When I decided to make my passion for writing stories into a business, I wondered how long I had before someone gave me “the look.” If you work in a creative industry, you know the one. The raised eyebrows, pursed lips, and head tilt all point to one unspoken message: good luck, sucker.
We often tell children to follow their dreams. It’s a common theme in popular fiction, but it seems like few actually pull it off. Many people watch their dreams die slow deaths in the face of poisonous cynicism disguised as practicality. The dream seems too good to be true. There must be a catch. All too often, we decide that the whole idea is a catch – that only peolpe who are unstable, flaky, and flighty-as-pixies think the world will cooperate with their dreams, particularly if those dreams are artistic.
As we get older, people begin asking, “When are you going to settle down and get a job?” And job doesn’t mean a passion or a dream – a job is a terrible set of tasks which someone pays you a monthly salary in order to accomplish on their behalf. Make no mistake, when people ask when you are going to “get a job,” they mean the kind of job you’d have if your life was Officespace.
Lots of people go through life doing jobs they don’t particularly want to do, but must do because they depend on the income. And because they don’t think they can follow a creative dream and have the house, car, and 2.5 kids we were all promised as well. But this is a lie. Dreams don’t simply come true – you have to build them.
When I began this writing journey, I didn’t simply write a book and then put it in the Kindle store as soon as I finished a rough draft. I paid an artist to make an incredibly beautiful cover, I hired a freelance editor (hi, Jason!) to fix my wording and make everything consistent, and I learned best practices for writing and promoting a fiction book. I wasn’t afraid to learn what most would consider boring business stuff if it meant I could do what I love – writing stories.
The ultimate goal for me is to earn enough income from published stories that I won’t need the support of a “day job.” But that’s a long way off. As exciting as it was to push the ‘publish’ button on my first book, as thrilling as it was to hold the paperback in my hands and smell its pages, and as awesome as it felt when the first reviews from readers were positive, I would not say I have achieved my dream. Not yet. And truth be told, I don’t know if we should even think of dreams as things to be achieved, as though they are nothing more than items on a to-do list. Dreams are paths, not destinations.
If you have a dream that doesn’t align with getting a standard 9-5, don’t just follow it: build it. Find a way to make it profitable. This is going to take work, and it will probably mean doing things that don’t come naturally to you. But at the end of your life, are you really going to look back and wish you hadn’t spent so much time and money doing what you loved?

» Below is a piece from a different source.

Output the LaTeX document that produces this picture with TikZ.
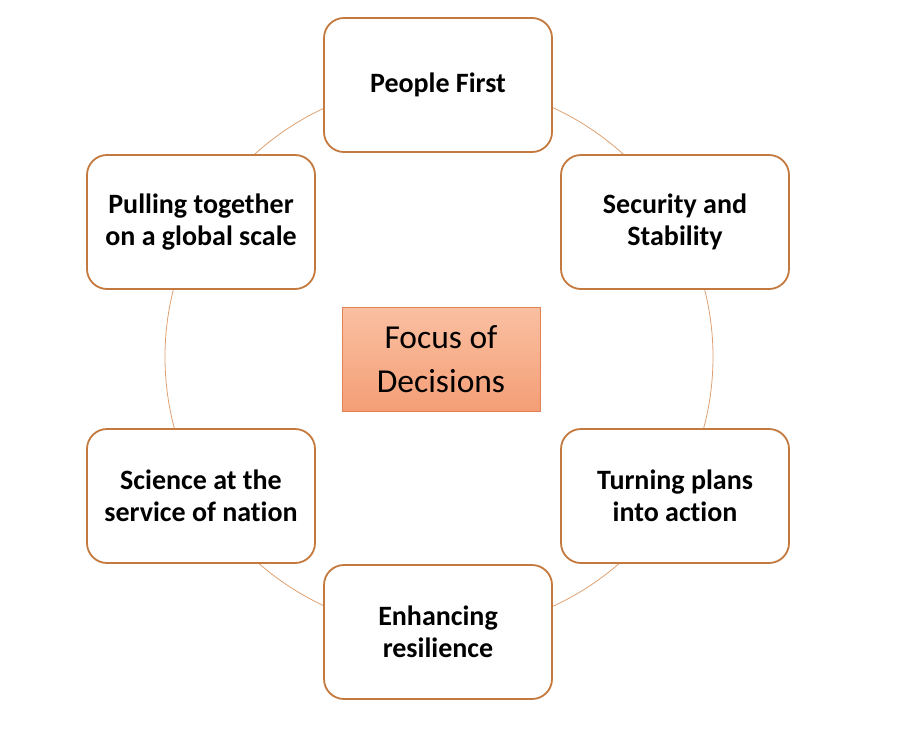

I don’t have anything to sell here, for anyone who’s expecting a sales pitch. I write and sell Fantasy and Science Fiction novels to people who are interested. I wrote this because I wish someone would have told me all of these things much sooner in life. Maybe I can be that someone for somebody else.
If you’re interested in following your passion, in building a business around something you care about, here are some resources that I use that might be able to help you, too.
- The Seanwes Podcast – Sean McCabe and Ben Toulsen have down-to-earth conversations about transforming passions into businesses. They approach business from a practical, experience-based perspective while refusing to compromise their personal values. They’re currently approaching their hundredth episode and have a wealth of practical advice for business-minded creatives.
- Gary Vaynerchuk – I first read “Crush It!” back in 2011, and while it took me a few years to put its principles into practice, I can’t deny that it changed my life. Gary continues to be a huge influence on social media and internet marketing, and a lot of the truths in this book are downright prescient in how applicable they still are five years after the book was initially released (most bits of internet marketing advice from five years ago have not held up near as well). He focuses on general principles in this book, which I find much more helpful than trendy tactics. Really can’t recommend it enough.
Hope you enjoyed this post! Now get out there and build your dreams! And most importantly, don’t let anyone convince you that it’s impossible.